Hampton directed my attention to these two Francis Fukuyama pieces, one in the WaPo, the other in the FT. I agree with Fukuyama’s two main points from the WaPo, namely that efforts to generalize some sort of autocratic era are pointless, and that the varied autocratic states that do exist are in many ways bound by the globalized system in ways that the ideological autocracies of the 20th century weren’t. They can only go so far, as the headline puts it, although Fukuyama offers the caveat of resource scarcity as a potential driver of conflict.

I wonder, though, if his optimism isn’t undercut by the argument he makes in the FT piece, namely that the Russian invasion of Georgia, in the context of America’s recent posture towards Russia, demonstrates that America must learn to limit its global ambitions:

The past two US administrations could assume American hegemony in both economics and security. The next administration cannot, and a critical task will be for it to better balance what we want with what we can realistically achieve.

I don’t think the threat is necessarily a Russian resurgence so much as a gathering recognition, in the aftermath of the Georgian invasion, that the emperor has no clothes: in the absence of U.S. power serving as guarantor for the multilateral system, military force, if used in a limited way for limited goals, can be successfully applied. Of course, not every country enjoys the kind of immunity (a UN veto and energy revenues to render sanctions meaningless, and a nuclear deterrent to render military reprisal unlikely) that Russia does.
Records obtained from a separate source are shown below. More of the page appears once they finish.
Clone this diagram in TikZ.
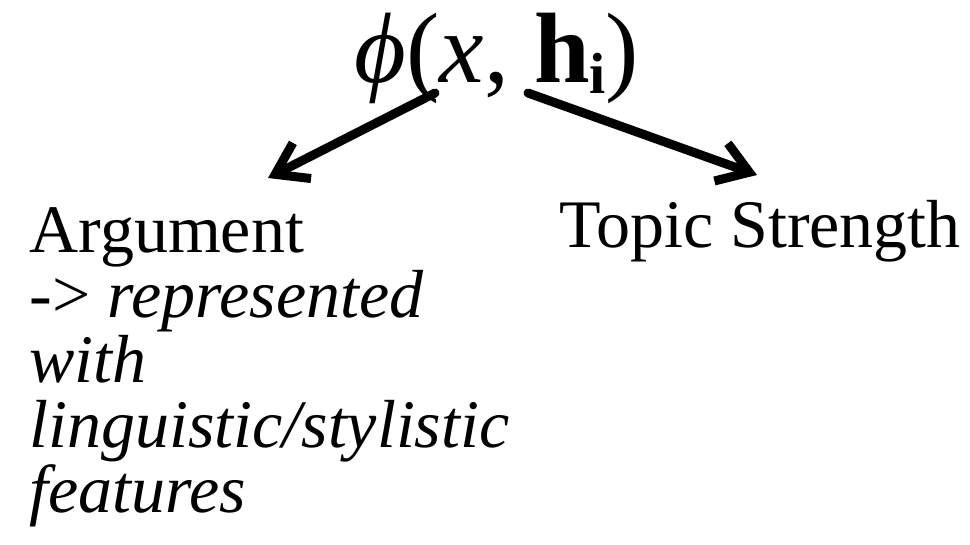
\documentclass[tikz,border=0pt]{standalone}
\usepackage{fix-cm}
\usepackage{amssymb,amsmath}
\usepackage{fontspec}
\setmainfont{Liberation Serif}
\usetikzlibrary{arrows.meta}

\begin{document}
\begin{tikzpicture}[x=1pt,y=-1pt,->,>={Straight Barb[length=30pt,width=40pt]},
        line width=9pt,line cap=round,
        word/.style={inner sep=0,font=\fontsize{68}{65}\selectfont,align=left}]
        \useasboundingbox (0,0) rectangle (970,544);
        \node[inner sep=0,anchor=base,font=\fontsize{100}{100}\selectfont]  (0) at (497,82)
          {\textit{\symbol{"03D5}}(\textit{x}, \textbf{h}\raisebox{-11pt}{\fontsize{58}{58}\selectfont\bfseries i})};
        \node[word,anchor=base west]  (1) at (25,512) {Argument\\-> \textit{represented}\\\textit{with}\\\textit{linguistic/stylistic}\\\textit{features}};
        \node[word,anchor=base west]  (2) at (555,247) {Topic Strength};
        \coordinate (0l) at (435,93);
        \coordinate (0r) at (528,93);
        \coordinate (1t) at (268,178);
        \coordinate (2t) at (757,175);
        \path
          (0l) edge (1t)
          (0r) edge (2t)
          ;
      \end{tikzpicture}
\end{document}
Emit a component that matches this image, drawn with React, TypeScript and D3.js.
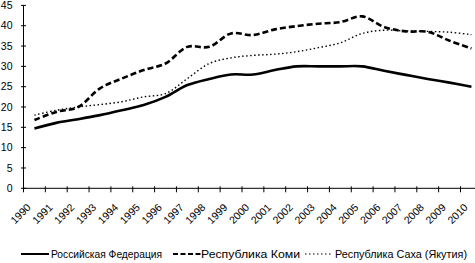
import React from "react";
import * as d3 from "d3";

const years = ["1990","1991","1992","1993","1994","1995","1996","1997","1998","1999","2000","2001","2002","2003","2004","2005","2006","2007","2008","2009","2010"];
const russia = [14.7,16.1,17.0,18.0,19.2,20.5,22.5,25.4,26.9,28.0,28.0,29.1,30.0,30.0,30.0,30.0,28.9,27.9,26.9,26.0,25.0];
const komi = [16.8,18.8,20.0,24.6,27.0,29.1,30.7,34.8,34.8,38.1,37.7,39.1,39.9,40.5,40.9,42.3,39.7,38.6,38.5,36.3,34.4];
const sakha = [18.0,19.2,20.0,20.6,21.3,22.5,23.3,27.0,30.7,32.1,32.7,33.0,33.6,34.6,35.8,38.1,38.9,38.7,38.6,38.4,37.8];
const yTicks = [0,5,10,15,20,25,30,35,40,45];
const seriesNames = ["Российская Федерация","Республика Коми","Республика Саха (Якутия)"];

const W = 475, H = 263;
const FONT = "'Liberation Sans', Arial, sans-serif";

export default function App() {
  const x0 = 23.5;
  const step = 21.85;
  const x = d3.scaleBand<string>().domain(years).range([x0, x0 + step * years.length]).paddingInner(0).paddingOuter(0);
  const y = d3.scaleLinear().domain([0, 45]).range([188.3, 5.4]);
  const line = d3.line<number>()
    .x((_, i) => (x(years[i]) as number) + x.bandwidth() / 2)
    .y(d => y(d))
    .curve(d3.curveCatmullRom.alpha(0.5));

  const styles = [
    { w: 2.6, dash: "none" },
    { w: 2.6, dash: "6,3" },
    { w: 1.4, dash: "1.5,2.5" },
  ];
  const data = [russia, komi, sakha];
  const legend = [
    { lx: 21, tx: 51, tw: 111 },
    { lx: 173, tx: 201, tw: 99 },
    { lx: 305, tx: 335, tw: 132 },
  ];
  const legY = 254;
  const tickXs = d3.range(years.length + 1).map(i => x0 + step * i);

  return (
    <svg width={W} height={H} style={{ position: "absolute", left: 0, top: 0, background: "#fff" }} fontFamily={FONT}>
      {/* y axis */}
      <line x1={x0} x2={x0} y1={y(45)} y2={y(0)} stroke="#000" strokeWidth={1} />
      {yTicks.map(t => (
        <g key={t}>
          <line x1={x0 - 2.5} x2={x0 + 2.5} y1={y(t)} y2={y(t)} stroke="#000" />
          <text x={12.5} y={y(t)} dy="0.35em" textAnchor="end" fontSize={10.5} fill="#000">{t}</text>
        </g>
      ))}
      {/* x axis */}
      <line x1={x0} x2={W} y1={y(0)} y2={y(0)} stroke="#000" />
      {tickXs.map((tx, i) => (
        <line key={i} x1={tx} x2={tx} y1={y(0) - 2} y2={y(0) + 4} stroke="#000" />
      ))}
      {years.map(yr => {
        const cx = (x(yr) as number) + x.bandwidth() / 2;
        return (
          <text key={yr} transform={`translate(${cx - 3},${208}) rotate(-45)`} textAnchor="end" fontSize={10.5} fill="#000">{yr}</text>
        );
      })}
      {data.map((d, i) => (
        <path key={i} d={line(d) || ""} fill="none" stroke="#000" strokeWidth={styles[i].w} strokeDasharray={styles[i].dash} />
      ))}
      {/* legend */}
      {legend.map((l, i) => (
        <g key={i}>
          <line x1={l.lx} x2={l.lx + 28} y1={legY} y2={legY} stroke="#000" strokeWidth={i === 2 ? 1.2 : 2} strokeDasharray={i === 0 ? "none" : i === 1 ? "5,2.5" : "1.5,2.5"} />
          <text x={l.tx} y={legY} dy="0.35em" fontSize={10.5} fill="#000" textLength={l.tw} lengthAdjust="spacingAndGlyphs">{seriesNames[i]}</text>
        </g>
      ))}
    </svg>
  );
}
But if countering American and/or EU ambitions becomes a widespread priority, the global governance system can be pretty easily frustrated.

On a side note, Fukuyama mentions the Polish-based missile defense system in his FT piece, which gives me an excuse to mention a thought that’s occurred to me a few times recently. The American response to Russia’s concerns was in part that the system, which consists of only ten missiles, could be easily overwhelmed by a massive Russian launch. But the logical flaw of that argument is that it removes any sort of graduated deterrence from a Russian strategic calculation. There’s a difference between launching one, three or five ICBM’s and launching a couple hundred, and as horrific as the thought is, that doesn’t keep military strategists from considering it. Whatever role Kosovo and the ABM system actually played in Russia’s return to bellicosity, they strike me as a very shortsighted bargains.